* **Short problem**: Skip the pictures. Transcribe the rest of the data below without changing a word.

* **Provided data**:
▬▬▬▬▬▬▬▬▬▬

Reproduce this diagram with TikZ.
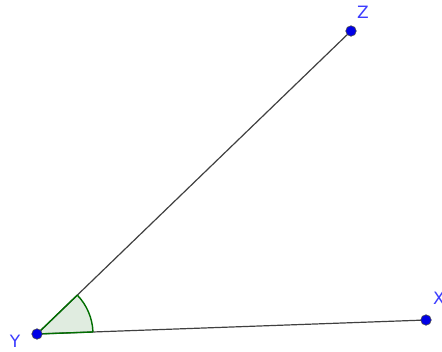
\documentclass[tikz,border=0pt]{standalone}
\usetikzlibrary{calc}
\usepackage{fontspec}
\setmainfont{DejaVu Sans}
\definecolor{ptblue}{RGB}{0,0,230}
\definecolor{lblblue}{RGB}{60,60,255}
\definecolor{anggreen}{RGB}{0,110,0}
\definecolor{angfill}{RGB}{224,236,224}
\begin{document}
\begin{tikzpicture}[x=1pt,y=-1pt,
  pt/.style={circle,fill=ptblue,draw=black!70,line width=0.6pt,inner sep=0pt,minimum size=10.5pt},
  lbl/.style={text=lblblue,font=\fontsize{17}{17}\selectfont,inner sep=0pt},
  seg/.style={draw=black!75,line width=1.2pt}]
\useasboundingbox (0,0) rectangle (442,351);
\coordinate (Yc) at (37,334);
\coordinate (Zc) at (351,31);
\coordinate (Xc) at (426,320);
% angle
\fill[angfill] (Yc) -- ++(-2.06:56) arc[start angle=-2.06,end angle=-43.98,radius=56] -- cycle;
\draw[seg] (Yc) -- (Zc);
\draw[seg] (Yc) -- (Xc);
\draw[anggreen,line width=1.4pt] ($(Yc)+(-2.06:56)$) arc[start angle=-2.06,end angle=-43.98,radius=56];
\draw[anggreen,line width=1.4pt] (Yc) -- ++(-2.06:56);
\draw[anggreen,line width=1.4pt] (Yc) -- ++(-43.98:56);
\node[pt] (Y) at (Yc) {};
\node[pt] (Z) at (Zc) {};
\node[pt] (X) at (Xc) {};
\node[lbl] (Yl) at (15,341) {Y};
\node[lbl] (Zl) at (363,12) {Z};
\node[lbl] (Xl) at (439,298) {X};
\end{tikzpicture}
\end{document}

▬▬▬▬▬▬▬▬▬▬

* **Final answer**:
Reproduce this diagram with TikZ.
\documentclass[tikz,border=0pt]{standalone}
\usetikzlibrary{calc}
\usepackage{fontspec}
\setmainfont{DejaVu Sans}
\definecolor{ptblue}{RGB}{0,0,230}
\definecolor{lblblue}{RGB}{60,60,255}
\definecolor{anggreen}{RGB}{0,110,0}
\definecolor{angfill}{RGB}{224,236,224}
\begin{document}
\begin{tikzpicture}[x=1pt,y=-1pt,
  pt/.style={circle,fill=ptblue,draw=black!70,line width=0.6pt,inner sep=0pt,minimum size=10.5pt},
  lbl/.style={text=lblblue,font=\fontsize{17}{17}\selectfont,inner sep=0pt},
  seg/.style={draw=black!75,line width=1.2pt}]
\useasboundingbox (0,0) rectangle (442,351);
\coordinate (Yc) at (37,334);
\coordinate (Zc) at (351,31);
\coordinate (Xc) at (426,320);
% angle
\fill[angfill] (Yc) -- ++(-2.06:56) arc[start angle=-2.06,end angle=-43.98,radius=56] -- cycle;
\draw[seg] (Yc) -- (Zc);
\draw[seg] (Yc) -- (Xc);
\draw[anggreen,line width=1.4pt] ($(Yc)+(-2.06:56)$) arc[start angle=-2.06,end angle=-43.98,radius=56];
\draw[anggreen,line width=1.4pt] (Yc) -- ++(-2.06:56);
\draw[anggreen,line width=1.4pt] (Yc) -- ++(-43.98:56);
\node[pt] (Y) at (Yc) {};
\node[pt] (Z) at (Zc) {};
\node[pt] (X) at (Xc) {};
\node[lbl] (Yl) at (15,341) {Y};
\node[lbl] (Zl) at (363,12) {Z};
\node[lbl] (Xl) at (439,298) {X};
\end{tikzpicture}
\end{document}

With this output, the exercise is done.